• _What to work on_
Copy each line exactly. Drop every picture.

• _Recorded information_
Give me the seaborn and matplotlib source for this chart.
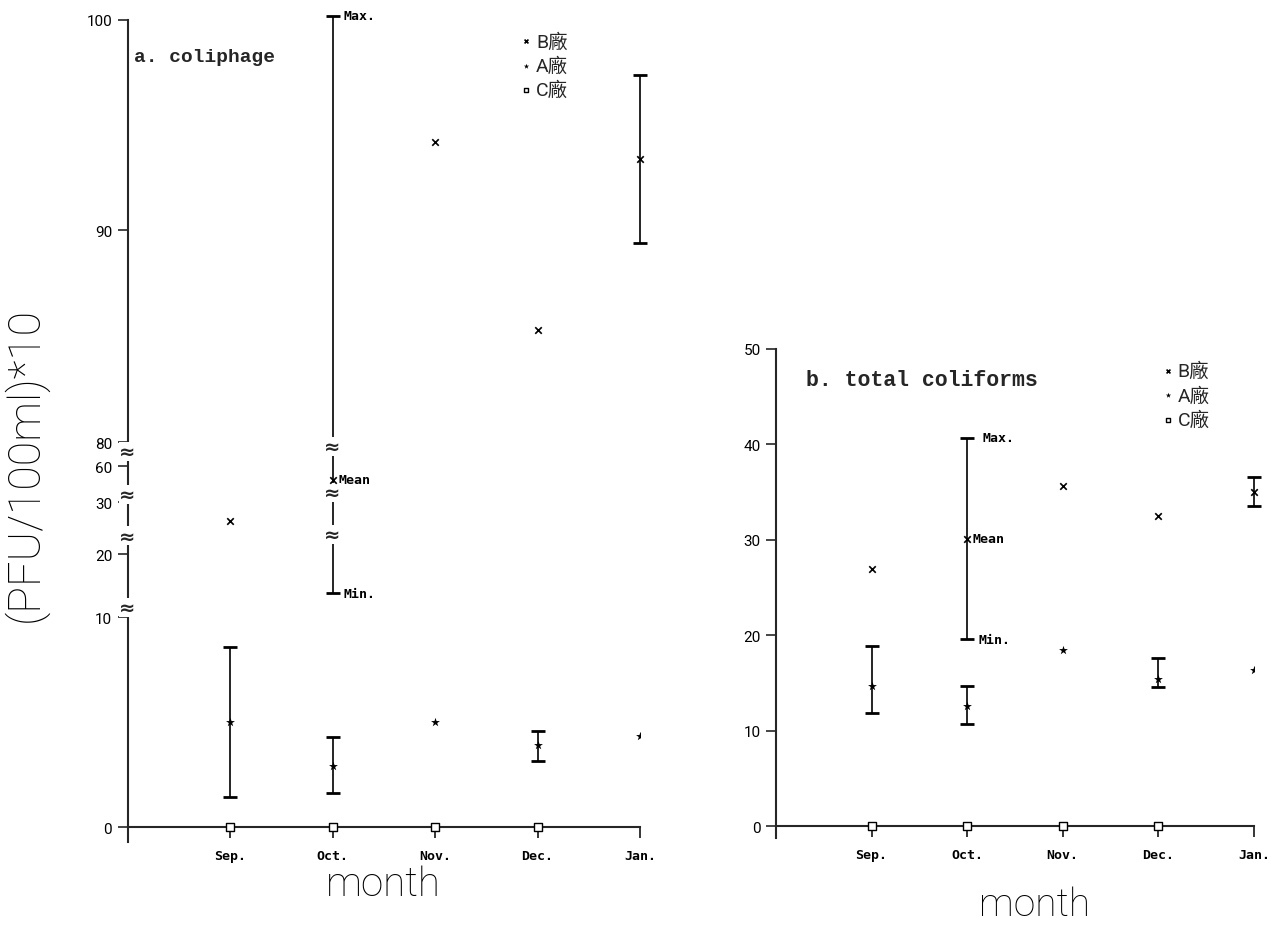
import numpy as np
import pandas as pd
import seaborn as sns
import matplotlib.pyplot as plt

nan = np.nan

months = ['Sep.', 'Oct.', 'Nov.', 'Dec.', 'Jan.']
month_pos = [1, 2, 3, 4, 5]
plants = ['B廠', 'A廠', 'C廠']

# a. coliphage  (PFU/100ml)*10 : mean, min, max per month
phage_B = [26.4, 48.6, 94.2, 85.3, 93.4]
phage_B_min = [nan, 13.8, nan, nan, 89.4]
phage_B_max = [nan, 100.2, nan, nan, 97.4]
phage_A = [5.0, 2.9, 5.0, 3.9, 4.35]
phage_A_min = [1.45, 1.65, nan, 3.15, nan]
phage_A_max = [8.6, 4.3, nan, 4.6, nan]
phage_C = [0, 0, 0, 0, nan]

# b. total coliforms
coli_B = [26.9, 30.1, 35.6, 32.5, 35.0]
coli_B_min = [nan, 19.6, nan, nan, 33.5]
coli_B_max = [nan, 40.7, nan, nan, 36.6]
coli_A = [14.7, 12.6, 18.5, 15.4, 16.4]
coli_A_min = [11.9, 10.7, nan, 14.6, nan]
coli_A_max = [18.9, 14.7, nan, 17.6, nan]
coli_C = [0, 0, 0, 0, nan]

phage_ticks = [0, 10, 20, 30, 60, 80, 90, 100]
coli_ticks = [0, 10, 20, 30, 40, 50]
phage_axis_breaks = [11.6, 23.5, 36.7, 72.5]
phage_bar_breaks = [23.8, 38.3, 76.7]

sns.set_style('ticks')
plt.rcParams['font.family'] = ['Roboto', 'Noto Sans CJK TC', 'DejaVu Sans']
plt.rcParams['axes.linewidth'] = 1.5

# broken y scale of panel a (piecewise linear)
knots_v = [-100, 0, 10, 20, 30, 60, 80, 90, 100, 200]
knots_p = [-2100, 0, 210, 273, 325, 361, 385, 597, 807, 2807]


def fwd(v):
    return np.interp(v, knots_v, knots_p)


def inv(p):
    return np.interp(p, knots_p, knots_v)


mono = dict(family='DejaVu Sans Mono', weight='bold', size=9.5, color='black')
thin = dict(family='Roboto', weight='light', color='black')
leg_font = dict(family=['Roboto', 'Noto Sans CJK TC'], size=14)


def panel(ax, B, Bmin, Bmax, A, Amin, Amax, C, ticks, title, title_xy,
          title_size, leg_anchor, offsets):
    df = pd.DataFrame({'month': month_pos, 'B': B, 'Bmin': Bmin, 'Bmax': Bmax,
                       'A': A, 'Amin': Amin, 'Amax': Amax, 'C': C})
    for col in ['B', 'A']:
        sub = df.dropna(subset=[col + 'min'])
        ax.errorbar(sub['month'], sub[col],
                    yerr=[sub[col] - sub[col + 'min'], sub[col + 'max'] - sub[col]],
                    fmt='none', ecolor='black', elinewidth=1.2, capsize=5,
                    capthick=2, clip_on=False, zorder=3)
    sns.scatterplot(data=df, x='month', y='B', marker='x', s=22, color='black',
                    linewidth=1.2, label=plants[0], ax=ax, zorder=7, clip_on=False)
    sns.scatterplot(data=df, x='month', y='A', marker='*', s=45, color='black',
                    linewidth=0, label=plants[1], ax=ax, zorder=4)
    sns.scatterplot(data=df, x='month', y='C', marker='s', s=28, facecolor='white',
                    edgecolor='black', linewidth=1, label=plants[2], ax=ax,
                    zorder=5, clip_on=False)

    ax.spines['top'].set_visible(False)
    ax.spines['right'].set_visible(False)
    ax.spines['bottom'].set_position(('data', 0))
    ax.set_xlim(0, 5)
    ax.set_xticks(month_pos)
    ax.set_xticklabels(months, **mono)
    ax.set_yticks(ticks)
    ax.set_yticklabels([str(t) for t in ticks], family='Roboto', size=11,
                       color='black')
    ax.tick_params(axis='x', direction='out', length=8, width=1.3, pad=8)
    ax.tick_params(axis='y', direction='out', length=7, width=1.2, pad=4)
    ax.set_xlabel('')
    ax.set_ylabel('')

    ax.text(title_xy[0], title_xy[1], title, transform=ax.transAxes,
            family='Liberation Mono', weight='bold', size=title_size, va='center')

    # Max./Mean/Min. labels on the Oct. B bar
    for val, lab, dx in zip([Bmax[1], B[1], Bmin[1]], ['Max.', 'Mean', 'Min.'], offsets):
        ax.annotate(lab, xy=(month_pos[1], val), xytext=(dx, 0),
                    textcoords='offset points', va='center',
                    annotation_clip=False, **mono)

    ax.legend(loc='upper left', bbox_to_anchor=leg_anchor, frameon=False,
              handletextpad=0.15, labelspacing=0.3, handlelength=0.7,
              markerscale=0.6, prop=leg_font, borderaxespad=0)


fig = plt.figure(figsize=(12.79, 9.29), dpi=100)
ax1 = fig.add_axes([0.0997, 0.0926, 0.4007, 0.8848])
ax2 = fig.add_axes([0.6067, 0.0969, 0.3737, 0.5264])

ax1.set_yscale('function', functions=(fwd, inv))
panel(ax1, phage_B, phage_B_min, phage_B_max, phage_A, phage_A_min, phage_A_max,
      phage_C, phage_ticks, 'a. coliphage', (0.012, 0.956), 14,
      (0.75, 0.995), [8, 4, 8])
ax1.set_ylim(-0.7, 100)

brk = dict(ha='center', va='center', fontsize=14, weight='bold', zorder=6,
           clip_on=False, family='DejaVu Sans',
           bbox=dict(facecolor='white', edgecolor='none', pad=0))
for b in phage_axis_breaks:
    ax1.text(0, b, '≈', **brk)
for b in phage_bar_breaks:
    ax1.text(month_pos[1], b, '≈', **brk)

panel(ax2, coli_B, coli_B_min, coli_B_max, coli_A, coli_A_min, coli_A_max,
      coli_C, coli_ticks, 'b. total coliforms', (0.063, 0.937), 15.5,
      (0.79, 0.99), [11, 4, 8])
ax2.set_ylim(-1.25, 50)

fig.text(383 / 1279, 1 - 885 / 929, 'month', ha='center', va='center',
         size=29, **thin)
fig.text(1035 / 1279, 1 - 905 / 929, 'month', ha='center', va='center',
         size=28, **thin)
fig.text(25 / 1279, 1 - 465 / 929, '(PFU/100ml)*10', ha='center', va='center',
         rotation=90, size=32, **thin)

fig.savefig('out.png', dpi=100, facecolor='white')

• _Result of this exercise_
Give me the seaborn and matplotlib source for this chart.
import numpy as np
import pandas as pd
import seaborn as sns
import matplotlib.pyplot as plt

nan = np.nan

months = ['Sep.', 'Oct.', 'Nov.', 'Dec.', 'Jan.']
month_pos = [1, 2, 3, 4, 5]
plants = ['B廠', 'A廠', 'C廠']

# a. coliphage  (PFU/100ml)*10 : mean, min, max per month
phage_B = [26.4, 48.6, 94.2, 85.3, 93.4]
phage_B_min = [nan, 13.8, nan, nan, 89.4]
phage_B_max = [nan, 100.2, nan, nan, 97.4]
phage_A = [5.0, 2.9, 5.0, 3.9, 4.35]
phage_A_min = [1.45, 1.65, nan, 3.15, nan]
phage_A_max = [8.6, 4.3, nan, 4.6, nan]
phage_C = [0, 0, 0, 0, nan]

# b. total coliforms
coli_B = [26.9, 30.1, 35.6, 32.5, 35.0]
coli_B_min = [nan, 19.6, nan, nan, 33.5]
coli_B_max = [nan, 40.7, nan, nan, 36.6]
coli_A = [14.7, 12.6, 18.5, 15.4, 16.4]
coli_A_min = [11.9, 10.7, nan, 14.6, nan]
coli_A_max = [18.9, 14.7, nan, 17.6, nan]
coli_C = [0, 0, 0, 0, nan]

phage_ticks = [0, 10, 20, 30, 60, 80, 90, 100]
coli_ticks = [0, 10, 20, 30, 40, 50]
phage_axis_breaks = [11.6, 23.5, 36.7, 72.5]
phage_bar_breaks = [23.8, 38.3, 76.7]

sns.set_style('ticks')
plt.rcParams['font.family'] = ['Roboto', 'Noto Sans CJK TC', 'DejaVu Sans']
plt.rcParams['axes.linewidth'] = 1.5

# broken y scale of panel a (piecewise linear)
knots_v = [-100, 0, 10, 20, 30, 60, 80, 90, 100, 200]
knots_p = [-2100, 0, 210, 273, 325, 361, 385, 597, 807, 2807]


def fwd(v):
    return np.interp(v, knots_v, knots_p)


def inv(p):
    return np.interp(p, knots_p, knots_v)


mono = dict(family='DejaVu Sans Mono', weight='bold', size=9.5, color='black')
thin = dict(family='Roboto', weight='light', color='black')
leg_font = dict(family=['Roboto', 'Noto Sans CJK TC'], size=14)


def panel(ax, B, Bmin, Bmax, A, Amin, Amax, C, ticks, title, title_xy,
          title_size, leg_anchor, offsets):
    df = pd.DataFrame({'month': month_pos, 'B': B, 'Bmin': Bmin, 'Bmax': Bmax,
                       'A': A, 'Amin': Amin, 'Amax': Amax, 'C': C})
    for col in ['B', 'A']:
        sub = df.dropna(subset=[col + 'min'])
        ax.errorbar(sub['month'], sub[col],
                    yerr=[sub[col] - sub[col + 'min'], sub[col + 'max'] - sub[col]],
                    fmt='none', ecolor='black', elinewidth=1.2, capsize=5,
                    capthick=2, clip_on=False, zorder=3)
    sns.scatterplot(data=df, x='month', y='B', marker='x', s=22, color='black',
                    linewidth=1.2, label=plants[0], ax=ax, zorder=7, clip_on=False)
    sns.scatterplot(data=df, x='month', y='A', marker='*', s=45, color='black',
                    linewidth=0, label=plants[1], ax=ax, zorder=4)
    sns.scatterplot(data=df, x='month', y='C', marker='s', s=28, facecolor='white',
                    edgecolor='black', linewidth=1, label=plants[2], ax=ax,
                    zorder=5, clip_on=False)

    ax.spines['top'].set_visible(False)
    ax.spines['right'].set_visible(False)
    ax.spines['bottom'].set_position(('data', 0))
    ax.set_xlim(0, 5)
    ax.set_xticks(month_pos)
    ax.set_xticklabels(months, **mono)
    ax.set_yticks(ticks)
    ax.set_yticklabels([str(t) for t in ticks], family='Roboto', size=11,
                       color='black')
    ax.tick_params(axis='x', direction='out', length=8, width=1.3, pad=8)
    ax.tick_params(axis='y', direction='out', length=7, width=1.2, pad=4)
    ax.set_xlabel('')
    ax.set_ylabel('')

    ax.text(title_xy[0], title_xy[1], title, transform=ax.transAxes,
            family='Liberation Mono', weight='bold', size=title_size, va='center')

    # Max./Mean/Min. labels on the Oct. B bar
    for val, lab, dx in zip([Bmax[1], B[1], Bmin[1]], ['Max.', 'Mean', 'Min.'], offsets):
        ax.annotate(lab, xy=(month_pos[1], val), xytext=(dx, 0),
                    textcoords='offset points', va='center',
                    annotation_clip=False, **mono)

    ax.legend(loc='upper left', bbox_to_anchor=leg_anchor, frameon=False,
              handletextpad=0.15, labelspacing=0.3, handlelength=0.7,
              markerscale=0.6, prop=leg_font, borderaxespad=0)


fig = plt.figure(figsize=(12.79, 9.29), dpi=100)
ax1 = fig.add_axes([0.0997, 0.0926, 0.4007, 0.8848])
ax2 = fig.add_axes([0.6067, 0.0969, 0.3737, 0.5264])

ax1.set_yscale('function', functions=(fwd, inv))
panel(ax1, phage_B, phage_B_min, phage_B_max, phage_A, phage_A_min, phage_A_max,
      phage_C, phage_ticks, 'a. coliphage', (0.012, 0.956), 14,
      (0.75, 0.995), [8, 4, 8])
ax1.set_ylim(-0.7, 100)

brk = dict(ha='center', va='center', fontsize=14, weight='bold', zorder=6,
           clip_on=False, family='DejaVu Sans',
           bbox=dict(facecolor='white', edgecolor='none', pad=0))
for b in phage_axis_breaks:
    ax1.text(0, b, '≈', **brk)
for b in phage_bar_breaks:
    ax1.text(month_pos[1], b, '≈', **brk)

panel(ax2, coli_B, coli_B_min, coli_B_max, coli_A, coli_A_min, coli_A_max,
      coli_C, coli_ticks, 'b. total coliforms', (0.063, 0.937), 15.5,
      (0.79, 0.99), [11, 4, 8])
ax2.set_ylim(-1.25, 50)

fig.text(383 / 1279, 1 - 885 / 929, 'month', ha='center', va='center',
         size=29, **thin)
fig.text(1035 / 1279, 1 - 905 / 929, 'month', ha='center', va='center',
         size=28, **thin)
fig.text(25 / 1279, 1 - 465 / 929, '(PFU/100ml)*10', ha='center', va='center',
         rotation=90, size=32, **thin)

fig.savefig('out.png', dpi=100, facecolor='white')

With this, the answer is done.